Source code of charts
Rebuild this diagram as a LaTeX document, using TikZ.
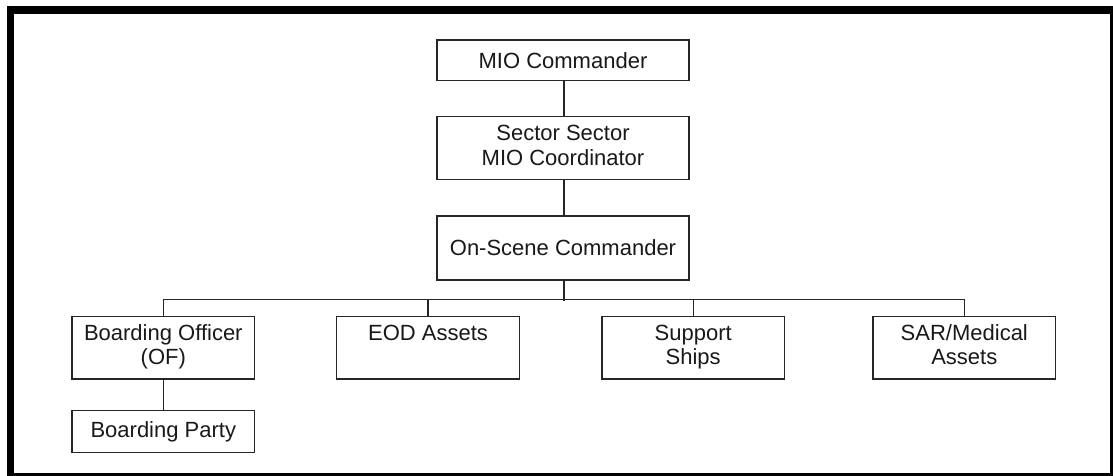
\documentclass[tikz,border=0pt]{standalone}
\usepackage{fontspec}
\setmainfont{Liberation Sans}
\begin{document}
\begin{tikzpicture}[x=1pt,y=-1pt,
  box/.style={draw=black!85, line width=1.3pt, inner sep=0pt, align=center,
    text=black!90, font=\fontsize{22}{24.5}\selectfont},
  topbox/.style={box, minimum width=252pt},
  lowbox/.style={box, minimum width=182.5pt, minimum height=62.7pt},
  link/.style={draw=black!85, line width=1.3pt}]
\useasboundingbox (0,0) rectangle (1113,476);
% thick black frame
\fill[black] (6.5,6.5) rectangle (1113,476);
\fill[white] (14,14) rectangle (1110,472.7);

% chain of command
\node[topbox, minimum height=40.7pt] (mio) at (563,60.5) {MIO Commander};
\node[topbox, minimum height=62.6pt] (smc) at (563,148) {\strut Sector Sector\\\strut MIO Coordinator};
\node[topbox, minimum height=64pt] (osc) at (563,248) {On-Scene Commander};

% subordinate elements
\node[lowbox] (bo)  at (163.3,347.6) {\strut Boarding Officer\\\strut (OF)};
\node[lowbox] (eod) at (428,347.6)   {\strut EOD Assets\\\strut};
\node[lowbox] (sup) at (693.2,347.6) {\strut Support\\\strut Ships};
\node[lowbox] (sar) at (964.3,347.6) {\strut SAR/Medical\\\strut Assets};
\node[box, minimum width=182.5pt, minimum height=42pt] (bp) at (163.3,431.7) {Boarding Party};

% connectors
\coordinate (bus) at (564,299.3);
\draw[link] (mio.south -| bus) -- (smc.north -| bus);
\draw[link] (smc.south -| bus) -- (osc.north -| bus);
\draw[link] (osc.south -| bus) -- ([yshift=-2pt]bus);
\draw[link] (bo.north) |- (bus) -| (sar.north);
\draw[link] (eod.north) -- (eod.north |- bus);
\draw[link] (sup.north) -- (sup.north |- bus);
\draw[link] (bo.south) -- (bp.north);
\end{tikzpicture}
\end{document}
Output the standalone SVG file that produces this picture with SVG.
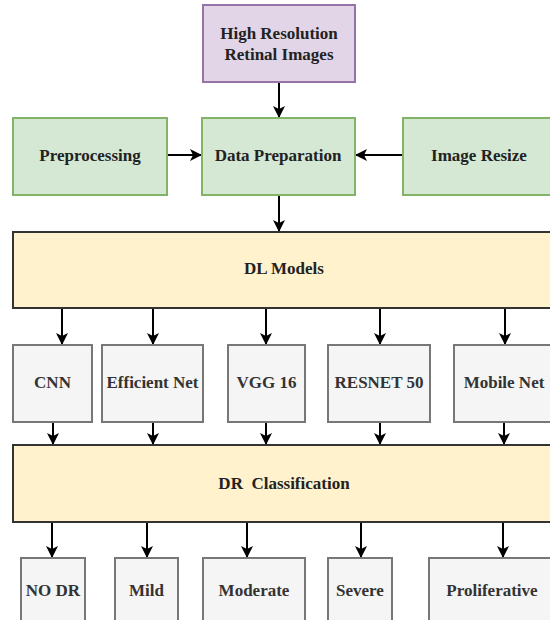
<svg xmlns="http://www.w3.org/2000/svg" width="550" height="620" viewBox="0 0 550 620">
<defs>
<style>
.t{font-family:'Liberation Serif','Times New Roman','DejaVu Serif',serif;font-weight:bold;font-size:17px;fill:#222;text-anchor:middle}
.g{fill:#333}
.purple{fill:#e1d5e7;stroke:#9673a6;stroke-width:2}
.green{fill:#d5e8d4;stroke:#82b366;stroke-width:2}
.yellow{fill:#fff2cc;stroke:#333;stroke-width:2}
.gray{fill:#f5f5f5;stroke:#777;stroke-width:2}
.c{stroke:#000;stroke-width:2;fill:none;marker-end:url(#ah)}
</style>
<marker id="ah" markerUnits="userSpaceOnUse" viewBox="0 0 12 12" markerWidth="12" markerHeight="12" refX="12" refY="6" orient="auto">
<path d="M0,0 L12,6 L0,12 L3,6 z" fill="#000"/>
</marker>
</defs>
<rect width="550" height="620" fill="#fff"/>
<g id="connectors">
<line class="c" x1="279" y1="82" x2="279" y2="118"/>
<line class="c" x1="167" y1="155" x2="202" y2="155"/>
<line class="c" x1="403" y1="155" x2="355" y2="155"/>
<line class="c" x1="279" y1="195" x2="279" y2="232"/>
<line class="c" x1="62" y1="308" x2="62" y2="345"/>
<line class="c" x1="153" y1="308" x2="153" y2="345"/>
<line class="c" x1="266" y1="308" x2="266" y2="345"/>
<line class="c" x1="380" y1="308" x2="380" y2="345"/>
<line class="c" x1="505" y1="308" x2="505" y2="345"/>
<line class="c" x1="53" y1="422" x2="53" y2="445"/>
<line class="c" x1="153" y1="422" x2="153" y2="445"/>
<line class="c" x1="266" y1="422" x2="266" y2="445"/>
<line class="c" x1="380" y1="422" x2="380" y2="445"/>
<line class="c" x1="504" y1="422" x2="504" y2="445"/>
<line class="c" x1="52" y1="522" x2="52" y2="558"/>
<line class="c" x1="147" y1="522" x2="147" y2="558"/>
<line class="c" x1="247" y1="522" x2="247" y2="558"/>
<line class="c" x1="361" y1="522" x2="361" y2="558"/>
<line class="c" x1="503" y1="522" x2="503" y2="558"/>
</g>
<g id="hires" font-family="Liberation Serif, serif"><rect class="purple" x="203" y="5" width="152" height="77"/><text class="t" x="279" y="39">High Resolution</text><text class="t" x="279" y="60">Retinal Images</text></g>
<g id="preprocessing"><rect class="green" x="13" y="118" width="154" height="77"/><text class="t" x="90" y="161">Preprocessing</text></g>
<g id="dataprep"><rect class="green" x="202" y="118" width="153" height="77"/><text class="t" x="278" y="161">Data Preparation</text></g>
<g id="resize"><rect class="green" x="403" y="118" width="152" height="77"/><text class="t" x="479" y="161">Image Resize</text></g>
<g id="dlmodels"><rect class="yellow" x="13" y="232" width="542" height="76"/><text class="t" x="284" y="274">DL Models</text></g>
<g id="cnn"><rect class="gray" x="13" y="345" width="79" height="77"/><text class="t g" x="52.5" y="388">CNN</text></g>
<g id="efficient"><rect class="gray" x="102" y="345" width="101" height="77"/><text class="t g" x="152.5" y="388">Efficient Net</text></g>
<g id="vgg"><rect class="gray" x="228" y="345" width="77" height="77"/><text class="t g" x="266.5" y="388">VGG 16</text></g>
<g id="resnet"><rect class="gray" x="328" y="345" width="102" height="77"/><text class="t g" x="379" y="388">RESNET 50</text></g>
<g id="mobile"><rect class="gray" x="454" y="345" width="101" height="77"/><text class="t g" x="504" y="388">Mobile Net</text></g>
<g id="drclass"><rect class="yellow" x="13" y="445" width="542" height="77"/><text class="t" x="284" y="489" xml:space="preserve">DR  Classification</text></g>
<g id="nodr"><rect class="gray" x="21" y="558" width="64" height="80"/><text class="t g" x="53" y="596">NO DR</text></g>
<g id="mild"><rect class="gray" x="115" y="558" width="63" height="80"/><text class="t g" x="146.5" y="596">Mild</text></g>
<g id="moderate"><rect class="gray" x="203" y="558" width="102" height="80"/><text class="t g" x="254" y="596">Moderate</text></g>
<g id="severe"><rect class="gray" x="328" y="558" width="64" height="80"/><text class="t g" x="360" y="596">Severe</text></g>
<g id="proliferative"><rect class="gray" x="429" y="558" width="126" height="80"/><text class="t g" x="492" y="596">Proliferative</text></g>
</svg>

## The request
Write out the lines from the start of the material to the line with "width=182.5pt, minimum height=42pt]", inclusive and exactly. Skip the pictures.

## Reply
Rebuild this diagram as a LaTeX document, using TikZ.
\documentclass[tikz,border=0pt]{standalone}
\usepackage{fontspec}
\setmainfont{Liberation Sans}
\begin{document}
\begin{tikzpicture}[x=1pt,y=-1pt,
  box/.style={draw=black!85, line width=1.3pt, inner sep=0pt, align=center,
    text=black!90, font=\fontsize{22}{24.5}\selectfont},
  topbox/.style={box, minimum width=252pt},
  lowbox/.style={box, minimum width=182.5pt, minimum height=62.7pt},
  link/.style={draw=black!85, line width=1.3pt}]
\useasboundingbox (0,0) rectangle (1113,476);
% thick black frame
\fill[black] (6.5,6.5) rectangle (1113,476);
\fill[white] (14,14) rectangle (1110,472.7);

% chain of command
\node[topbox, minimum height=40.7pt] (mio) at (563,60.5) {MIO Commander};
\node[topbox, minimum height=62.6pt] (smc) at (563,148) {\strut Sector Sector\\\strut MIO Coordinator};
\node[topbox, minimum height=64pt] (osc) at (563,248) {On-Scene Commander};

% subordinate elements
\node[lowbox] (bo)  at (163.3,347.6) {\strut Boarding Officer\\\strut (OF)};
\node[lowbox] (eod) at (428,347.6)   {\strut EOD Assets\\\strut};
\node[lowbox] (sup) at (693.2,347.6) {\strut Support\\\strut Ships};
\node[lowbox] (sar) at (964.3,347.6) {\strut SAR/Medical\\\strut Assets};
\node[box, minimum width=182.5pt, minimum height=42pt] (bp) at (163.3,431.7) {Boarding Party};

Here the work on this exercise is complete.